In 1993, FAA plans called for an ATC data link system for transoceanic flights by 1995 or 1996, with data link capability at key domestic en route, terminal and tower locations by late 1996. Although some questions still remained about what transmission format the data link system should use, the most likely option appeared to be a composite structure that used VHF frequencies, Mode S discrete code transponders and satellite links. [Ref 7-28]

As opposed to many kinds of new technology, data link did not have to be sold to the airlines. They wanted it as soon as possible and were even "pushing the FAA harder than the FAA could accommodate developing and implementing it." [Ref 7-29] As a result, manufacturers began incorporating data link capability in many new transport airplanes. Boeing, for example, included twoway data link in an updated suite of navigation and communication functions available for new or existing 747400s and new production 767s.

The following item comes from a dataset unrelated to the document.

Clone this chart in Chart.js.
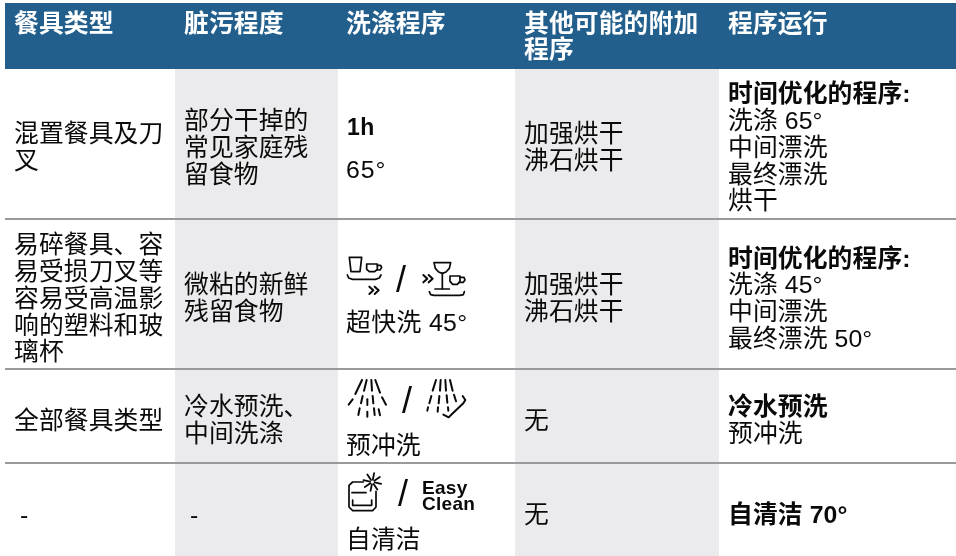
<!DOCTYPE html>
<html>
<head>
<meta charset="utf-8">
<script src="https://cdn.jsdelivr.net/npm/chart.js@4"></script>
<style>
html, body { margin: 0; padding: 0; background: #fff; }
#wrap { width: 956px; height: 556px; }
</style>
</head>
<body>
<div id="wrap"><canvas id="table" width="956" height="556"></canvas></div>
<script>
// table content
var headers = [['餐具类型'], ['脏污程度'], ['洗涤程序'], ['其他可能的附加', '程序'], ['程序运行']];
var dishTypes = [['混置餐具及刀', '叉'], ['易碎餐具、容', '易受损刀叉等', '容易受高温影', '响的塑料和玻', '璃杯'], ['全部餐具类型'], ['-']];
var soilLevels = [['部分干掉的', '常见家庭残', '留食物'], ['微粘的新鲜', '残留食物'], ['冷水预洗、', '中间洗涤'], ['-']];
var extraOptions = [['加强烘干', '沸石烘干'], ['加强烘干', '沸石烘干'], ['无'], ['无']];
var runTitles = ['时间优化的程序:', '时间优化的程序:', '冷水预洗', '自清洁 70°'];
var runSteps = [['洗涤 65°', '中间漂洗', '最终漂洗', '烘干'], ['洗涤 45°', '中间漂洗', '最终漂洗 50°'], ['预冲洗'], []];
var programNames = ['65°', '超快洗 45°', '预冲洗', '自清洁'];

// table grid, in picture units
var tableLeft = 5, tableRight = 956, tableTop = 3, tableBottom = 556;
var headerBottom = 69;
var ruleRows = [219, 369, 463];
var shadedCols = [[175, 338], [515, 719]];
var textCols = [14, 184, 346, 524, 728];
var rowMiddles = [149, 300, 422, 516];

var blue = '#225f8d', shade = '#ebebed', ruleColor = '#999a9c', ink = '#0a0a0a';
var latin = '"Liberation Sans","Noto Sans CJK SC"';
var lineGap = 26.8;
var bodyFont = '24.8px ' + latin, boldFont = 'bold 24.8px ' + latin, gap = '0.1px';

function box(x0, x1, y0, y1, color, order) {
    return {
        data: [{x: x0, y: y0}, {x: x1, y: y0}, {x: x1, y: y1}, {x: x0, y: y1}, {x: x0, y: y0}],
        fill: 'shape', backgroundColor: color, borderWidth: 0, pointRadius: 0, tension: 0, order: order
    };
}
function rule(y) {
    return {
        data: [{x: tableLeft, y: y}, {x: tableRight, y: y}],
        borderColor: ruleColor, borderWidth: 2, pointRadius: 0, fill: false, order: 1
    };
}

var datasets = [box(tableLeft, tableRight, tableTop, headerBottom, blue, 3)];
shadedCols.forEach(function (c) {
    datasets.push(box(c[0], c[1], headerBottom, tableBottom, shade, 2));
});
ruleRows.forEach(function (y) {
    datasets.push(rule(y));
});

function put(ctx, text, x, y, font, color, spacing) {
    ctx.font = font;
    ctx.fillStyle = color;
    ctx.letterSpacing = spacing;
    ctx.textBaseline = 'middle';
    ctx.textAlign = 'left';
    ctx.fillText(text, x, y);
}

function block(ctx, lines, x, middle) {
    var y = middle - (lines.length - 1) * lineGap / 2;
    lines.forEach(function (l, i) {
        put(ctx, l, x, y + i * lineGap, bodyFont, ink, gap);
    });
}

// icons are traced in 3x crop coordinates around an origin
function strokes(ctx, ox, oy, paths, width) {
    ctx.save();
    ctx.translate(ox, oy);
    ctx.scale(1 / 3, 1 / 3);
    ctx.lineWidth = width * 3;
    ctx.strokeStyle = ink;
    ctx.lineCap = 'round';
    ctx.lineJoin = 'round';
    paths.forEach(function (p) {
        ctx.beginPath();
        ctx.moveTo(p[0], p[1]);
        for (var i = 2; i < p.length; i += 2) ctx.lineTo(p[i], p[i + 1]);
        ctx.stroke();
    });
    ctx.restore();
}

function chevrons(ctx, ox, oy, x, y) {
    strokes(ctx, ox, oy, [
        [x, y, x + 12, y + 11, x, y + 22],
        [x + 16, y, x + 28, y + 11, x + 16, y + 22]
    ], 2);
}

function cupIcons(ctx, ox, oy) {
    strokes(ctx, ox, oy, [
        [58, 52, 95, 52, 90, 95, 63, 95, 58, 52],
        [110, 72, 142, 72, 142, 88, 134, 95, 118, 95, 110, 88, 110, 72],
        [142, 76, 152, 76, 155, 82, 150, 90, 140, 90],
        [52, 105, 56, 114, 68, 118, 136, 118, 148, 114, 153, 105],
        [312, 68, 362, 68, 358, 85, 348, 96, 337, 100, 326, 96, 316, 85, 312, 68],
        [337, 100, 337, 146],
        [315, 147, 358, 147],
        [360, 108, 390, 108, 390, 124, 382, 133, 368, 133, 360, 124, 360, 108],
        [390, 112, 402, 112, 405, 120, 400, 127, 388, 127],
        [298, 155, 302, 164, 312, 166, 390, 166, 400, 164, 403, 155]
    ], 1.7);
    chevrons(ctx, ox, oy, 118, 140);
    chevrons(ctx, ox, oy, 280, 105);
}

function sprayIcons(ctx, ox, oy) {
    strokes(ctx, ox, oy, [
        [96, 30, 76, 72], [68, 88, 56, 104],
        [110, 30, 102, 62], [98, 78, 93, 100], [89, 115, 85, 135],
        [124, 30, 126, 62], [128, 78, 130, 100], [132, 115, 134, 135],
        [136, 30, 150, 68], [156, 82, 168, 104],
        [112, 125, 112, 140], [112, 88, 112, 105],
        [146, 118, 150, 136],
        [318, 30, 308, 62], [304, 78, 298, 100], [294, 112, 292, 122],
        [332, 30, 330, 62], [328, 78, 326, 100], [324, 112, 323, 125],
        [346, 30, 348, 62], [350, 76, 352, 98], [354, 112, 355, 122],
        [360, 30, 368, 62], [372, 74, 378, 94],
        [340, 134, 356, 142, 366, 132, 400, 100, 406, 90, 398, 78]
    ], 2);
}

function ovenIcon(ctx, ox, oy) {
    var spikes = [];
    for (var i = 0; i < 8; i++) {
        var a = i * Math.PI / 4 + 0.2;
        spikes.push([127 + 7 * Math.cos(a), 60 + 7 * Math.sin(a), 127 + 27 * Math.cos(a), 60 + 27 * Math.sin(a)]);
    }
    strokes(ctx, ox, oy, [
        [100, 60, 68, 60, 57, 70, 57, 135, 68, 146, 128, 146, 138, 135, 138, 88],
        [66, 92, 108, 92],
        [68, 114, 68, 130, 125, 130, 125, 114]
    ], 1.7);
    strokes(ctx, ox, oy, spikes, 1.8);
}

var tableText = {
    id: 'tableText',
    afterDatasetsDraw: function (chart) {
        var ctx = chart.ctx, sx = chart.scales.x, sy = chart.scales.y;
        var colX = textCols.map(function (v) { return sx.getPixelForValue(v); });

        ctx.save();
        // header row
        headers.forEach(function (lines, c) {
            lines.forEach(function (l, i) {
                put(ctx, l, colX[c], sy.getPixelForValue(25 + i * 26.5), boldFont, '#fff', gap);
            });
        });

        // plain text columns
        rowMiddles.forEach(function (m, r) {
            var y = sy.getPixelForValue(m);
            var dx = dishTypes[r][0] === '-' ? 6 : 0;
            block(ctx, dishTypes[r], colX[0] + dx, y);
            block(ctx, soilLevels[r], colX[1] + dx, y);
            block(ctx, extraOptions[r], colX[3], y);

            var steps = runSteps[r];
            var top = y - steps.length * lineGap / 2;
            put(ctx, runTitles[r], colX[4], top, boldFont, ink, gap);
            steps.forEach(function (s, i) {
                put(ctx, s, colX[4], top + (i + 1) * lineGap, bodyFont, ink, gap);
            });
        });

        // washing programme column
        var cx = colX[2];
        var slash = '36px ' + latin;
        put(ctx, '1h', cx + 1, sy.getPixelForValue(129), 'bold 23px ' + latin, ink, '0.5px');
        put(ctx, programNames[0], cx, sy.getPixelForValue(171), bodyFont, ink, '1px');
        cupIcons(ctx, sx.getPixelForValue(330), sy.getPixelForValue(240));
        put(ctx, '/', sx.getPixelForValue(396), sy.getPixelForValue(282), slash, ink, '0');
        put(ctx, programNames[1], cx, sy.getPixelForValue(324), bodyFont, ink, '0.4px');
        sprayIcons(ctx, sx.getPixelForValue(330), sy.getPixelForValue(370));
        put(ctx, '/', sx.getPixelForValue(402), sy.getPixelForValue(403), slash, ink, '0');
        put(ctx, programNames[2], cx, sy.getPixelForValue(447), bodyFont, ink, gap);
        ovenIcon(ctx, sx.getPixelForValue(330), sy.getPixelForValue(462));
        put(ctx, '/', sx.getPixelForValue(398), sy.getPixelForValue(496), slash, ink, '0');
        put(ctx, 'Easy', sx.getPixelForValue(422), sy.getPixelForValue(489), 'bold 19px ' + latin, ink, '0.3px');
        put(ctx, 'Clean', sx.getPixelForValue(422), sy.getPixelForValue(505), 'bold 19px ' + latin, ink, '0.3px');
        put(ctx, programNames[3], cx, sy.getPixelForValue(541), bodyFont, ink, gap);
        ctx.restore();
    }
};

new Chart(document.getElementById('table').getContext('2d'), {
    type: 'line',
    data: { datasets: datasets },
    options: {
        responsive: false,
        animation: false,
        parsing: false,
        layout: { padding: 0 },
        plugins: { legend: { display: false }, tooltip: { enabled: false }, title: { display: false } },
        scales: {
            x: { type: 'linear', min: 0, max: 956, display: false },
            y: { type: 'linear', min: 0, max: 556, reverse: true, display: false }
        }
    },
    plugins: [tableText]
});
</script>
</body>
</html>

The company also planned to include twoway ATC data link capability in its new B777 airplane. [Ref 7-30]

Data link technology clearly had potential for making flight operations in the ATC system more efficient. An equally important factor in the rapid transfer and acceptance of the research information by industry, however, was the timing of the Langley experiments. The NASA data link flights were done at a time when the airlines were already pushing the FAA to develop a data link capability for ATC communications. The successful flight tests lent the concept the exact kind of support and credibility the airlines were seeking, which is why they jumped at the technology so quickly. At the same time, the NASA research flights provided the FAA with a measure of confidence in the ability of a data link system to handle ATC communications as well as the acceptability of such a system to the pilots who would have to use it.